— Begin —
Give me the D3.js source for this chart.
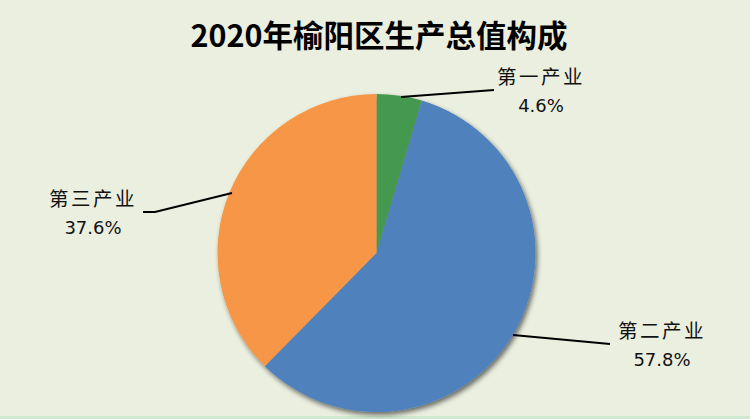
<!DOCTYPE html>
<html><head><meta charset="utf-8">
<script src="https://cdn.jsdelivr.net/npm/d3@7"></script>
<style>html,body{margin:0;padding:0;background:#ebefdf;}svg{display:block;}</style>
</head><body>
<svg id="c" width="750" height="419"></svg>
<script>
const title = "2020年榆阳区生产总值构成";
const categories = ["第一产业", "第二产业", "第三产业"];
const values = [4.6, 57.8, 37.6];
const colors = ["#44994f", "#4f81bd", "#f79646"];

const W = 750, H = 419;
const svg = d3.select("#c");
svg.append("rect").attr("width", W).attr("height", H).attr("fill", "#ebefdf");
svg.append("rect").attr("x", 0).attr("y", 416).attr("width", W).attr("height", 3).attr("fill", "#cfe8d0");

const defs = svg.append("defs");
const f = defs.append("filter").attr("id", "sh").attr("x", "-20%").attr("y", "-20%").attr("width", "140%").attr("height", "140%");
f.append("feGaussianBlur").attr("in", "SourceAlpha").attr("stdDeviation", 2.5);
f.append("feOffset").attr("dx", 2).attr("dy", 3).attr("result", "b");
f.append("feComponentTransfer").append("feFuncA").attr("type", "linear").attr("slope", 0.55);
const m = f.append("feMerge");
m.append("feMergeNode");
m.append("feMergeNode").attr("in", "SourceGraphic");

svg.append("text").attr("x", 379).attr("y", 47).attr("text-anchor", "middle")
  .attr("font-family", "'Noto Sans CJK SC', sans-serif").attr("font-weight", "bold")
  .attr("font-size", 30.5).attr("fill", "#000").text(title);

const cx = 376.5, cy = 253, r = 159;
const pie = d3.pie().sort(null).value(d => d)(values);
const arc = d3.arc().innerRadius(0).outerRadius(r);
const g = svg.append("g").attr("transform", `translate(${cx},${cy})`);
g.append("g").attr("filter", "url(#sh)").selectAll("path").data(pie).join("path")
  .attr("d", arc).attr("fill", (d, i) => colors[i]);

const labelPos = [
  {tx: 541, ty: 84, line: [[401, 97], [494, 90]]},
  {tx: 662, ty: 338, line: [[513, 335], [610, 344]]},
  {tx: 93, ty: 206, line: [[232, 193], [155, 212], [143, 212]]}
];
pie.forEach((d, i) => {
  const p = labelPos[i];
  svg.append("path").attr("d", d3.line()(p.line)).attr("fill", "none")
    .attr("stroke", "#000").attr("stroke-width", 2);
  const t = svg.append("text").attr("x", p.tx).attr("y", p.ty).attr("text-anchor", "middle")
    .attr("font-family", "'Noto Sans CJK SC', sans-serif").attr("fill", "#111");
  t.append("tspan").attr("x", p.tx).attr("font-size", 19.5).attr("letter-spacing", 2.5).text(categories[i]);
  t.append("tspan").attr("x", p.tx).attr("dy", 28).attr("font-size", 18)
    .attr("font-family", "'DejaVu Sans', sans-serif").text(d3.format(".1f")(values[i]) + "%");
});
</script>
</body></html>
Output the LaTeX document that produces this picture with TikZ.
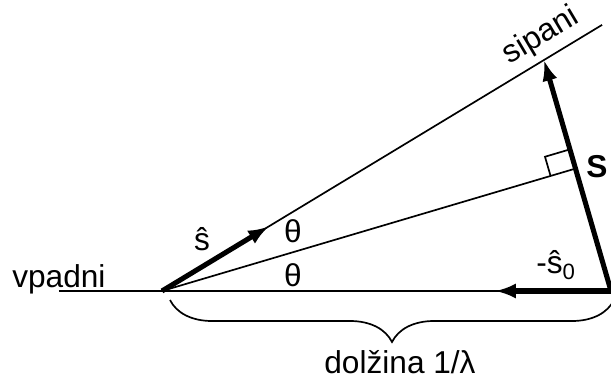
\documentclass[tikz,border=0pt]{standalone}
\usepackage{fontspec}
\setmainfont{Liberation Sans}
\usetikzlibrary{calc,arrows.meta,decorations.pathreplacing}

\begin{document}
\begin{tikzpicture}[font=\fontsize{22.5}{27}\selectfont,
    thinline/.style={line width=1.2pt},
    vec/.style={line width=3.6pt,-{Latex[length=5.2mm,width=3.8mm]}}]
    \useasboundingbox (-4.05,-2.25) rectangle (11.225,7.275);
    % Define points
    \coordinate (O) at (0,0);
    \coordinate (L) at (-2.575,0);
    \coordinate (P) at (11.225,0);
    \coordinate (T) at (9.55,5.775);
    \coordinate (E) at ($(O)!1.152!(T)$);
    \coordinate (F) at ($(P)!0.53!(T)$);
    \coordinate (sh) at ($(O)!0.28!(T)$);
    \coordinate (sh0) at (8.325,0);
    \coordinate (B1) at (0.2,-0.225);
    \coordinate (B2) at (11.3,-0.225);
    % Draw lines
    \draw[thinline] (L) -- (P);
    \draw[thinline] (O) -- (E);
    \draw[thinline] (O) -- (F);
    % Right angle
    \coordinate (F1) at ($(F)!0.65cm!(O)$);
    \coordinate (F3) at ($(F)!0.5cm!(T)$);
    \draw[thinline] (F1) -- ($(F1)+(F3)-(F)$) -- (F3);
    % Vectors
    \draw[vec] (O) -- (sh);
    \draw[vec] (P) -- (sh0);
    \draw[vec] (P) -- (T);
    % Brace
    \draw[thinline, decorate, decoration={brace, mirror, amplitude=1.05cm}] (B1) -- (B2);
    % Labels
    \node (vpadni) [anchor=base west, inner sep=0pt] at (-3.75,0.1) {vpadni};
    \node (sipani) [rotate=30.75, inner sep=0pt] at (9.475,6.375) {sipani};
    \node (s) at (1.0,1.3) {ŝ};
    \node (theta1) at (3.275,1.5) {θ};
    \node (theta2) at (3.275,0.4) {θ};
    \node (Slab) at (10.875,3.1) {\textbf{S}};
    \node (s0) at (9.85,0.65) {-ŝ\textsubscript{0}};
    \node (dolzina) [anchor=base, inner sep=0pt] at (5.95,-2.07) {dolžina 1/λ};
\end{tikzpicture}
\end{document}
— End —
Direction: Output all of the records exactly as they appear above, but not the pictures.

Task response:
Give me the D3.js source for this chart.
<!DOCTYPE html>
<html><head><meta charset="utf-8">
<script src="https://cdn.jsdelivr.net/npm/d3@7"></script>
<style>html,body{margin:0;padding:0;background:#ebefdf;}svg{display:block;}</style>
</head><body>
<svg id="c" width="750" height="419"></svg>
<script>
const title = "2020年榆阳区生产总值构成";
const categories = ["第一产业", "第二产业", "第三产业"];
const values = [4.6, 57.8, 37.6];
const colors = ["#44994f", "#4f81bd", "#f79646"];

const W = 750, H = 419;
const svg = d3.select("#c");
svg.append("rect").attr("width", W).attr("height", H).attr("fill", "#ebefdf");
svg.append("rect").attr("x", 0).attr("y", 416).attr("width", W).attr("height", 3).attr("fill", "#cfe8d0");

const defs = svg.append("defs");
const f = defs.append("filter").attr("id", "sh").attr("x", "-20%").attr("y", "-20%").attr("width", "140%").attr("height", "140%");
f.append("feGaussianBlur").attr("in", "SourceAlpha").attr("stdDeviation", 2.5);
f.append("feOffset").attr("dx", 2).attr("dy", 3).attr("result", "b");
f.append("feComponentTransfer").append("feFuncA").attr("type", "linear").attr("slope", 0.55);
const m = f.append("feMerge");
m.append("feMergeNode");
m.append("feMergeNode").attr("in", "SourceGraphic");

svg.append("text").attr("x", 379).attr("y", 47).attr("text-anchor", "middle")
  .attr("font-family", "'Noto Sans CJK SC', sans-serif").attr("font-weight", "bold")
  .attr("font-size", 30.5).attr("fill", "#000").text(title);

const cx = 376.5, cy = 253, r = 159;
const pie = d3.pie().sort(null).value(d => d)(values);
const arc = d3.arc().innerRadius(0).outerRadius(r);
const g = svg.append("g").attr("transform", `translate(${cx},${cy})`);
g.append("g").attr("filter", "url(#sh)").selectAll("path").data(pie).join("path")
  .attr("d", arc).attr("fill", (d, i) => colors[i]);

const labelPos = [
  {tx: 541, ty: 84, line: [[401, 97], [494, 90]]},
  {tx: 662, ty: 338, line: [[513, 335], [610, 344]]},
  {tx: 93, ty: 206, line: [[232, 193], [155, 212], [143, 212]]}
];
pie.forEach((d, i) => {
  const p = labelPos[i];
  svg.append("path").attr("d", d3.line()(p.line)).attr("fill", "none")
    .attr("stroke", "#000").attr("stroke-width", 2);
  const t = svg.append("text").attr("x", p.tx).attr("y", p.ty).attr("text-anchor", "middle")
    .attr("font-family", "'Noto Sans CJK SC', sans-serif").attr("fill", "#111");
  t.append("tspan").attr("x", p.tx).attr("font-size", 19.5).attr("letter-spacing", 2.5).text(categories[i]);
  t.append("tspan").attr("x", p.tx).attr("dy", 28).attr("font-size", 18)
    .attr("font-family", "'DejaVu Sans', sans-serif").text(d3.format(".1f")(values[i]) + "%");
});
</script>
</body></html>
Output the LaTeX document that produces this picture with TikZ.
\documentclass[tikz,border=0pt]{standalone}
\usepackage{fontspec}
\setmainfont{Liberation Sans}
\usetikzlibrary{calc,arrows.meta,decorations.pathreplacing}

\begin{document}
\begin{tikzpicture}[font=\fontsize{22.5}{27}\selectfont,
    thinline/.style={line width=1.2pt},
    vec/.style={line width=3.6pt,-{Latex[length=5.2mm,width=3.8mm]}}]
    \useasboundingbox (-4.05,-2.25) rectangle (11.225,7.275);
    % Define points
    \coordinate (O) at (0,0);
    \coordinate (L) at (-2.575,0);
    \coordinate (P) at (11.225,0);
    \coordinate (T) at (9.55,5.775);
    \coordinate (E) at ($(O)!1.152!(T)$);
    \coordinate (F) at ($(P)!0.53!(T)$);
    \coordinate (sh) at ($(O)!0.28!(T)$);
    \coordinate (sh0) at (8.325,0);
    \coordinate (B1) at (0.2,-0.225);
    \coordinate (B2) at (11.3,-0.225);
    % Draw lines
    \draw[thinline] (L) -- (P);
    \draw[thinline] (O) -- (E);
    \draw[thinline] (O) -- (F);
    % Right angle
    \coordinate (F1) at ($(F)!0.65cm!(O)$);
    \coordinate (F3) at ($(F)!0.5cm!(T)$);
    \draw[thinline] (F1) -- ($(F1)+(F3)-(F)$) -- (F3);
    % Vectors
    \draw[vec] (O) -- (sh);
    \draw[vec] (P) -- (sh0);
    \draw[vec] (P) -- (T);
    % Brace
    \draw[thinline, decorate, decoration={brace, mirror, amplitude=1.05cm}] (B1) -- (B2);
    % Labels
    \node (vpadni) [anchor=base west, inner sep=0pt] at (-3.75,0.1) {vpadni};
    \node (sipani) [rotate=30.75, inner sep=0pt] at (9.475,6.375) {sipani};
    \node (s) at (1.0,1.3) {ŝ};
    \node (theta1) at (3.275,1.5) {θ};
    \node (theta2) at (3.275,0.4) {θ};
    \node (Slab) at (10.875,3.1) {\textbf{S}};
    \node (s0) at (9.85,0.65) {-ŝ\textsubscript{0}};
    \node (dolzina) [anchor=base, inner sep=0pt] at (5.95,-2.07) {dolžina 1/λ};
\end{tikzpicture}
\end{document}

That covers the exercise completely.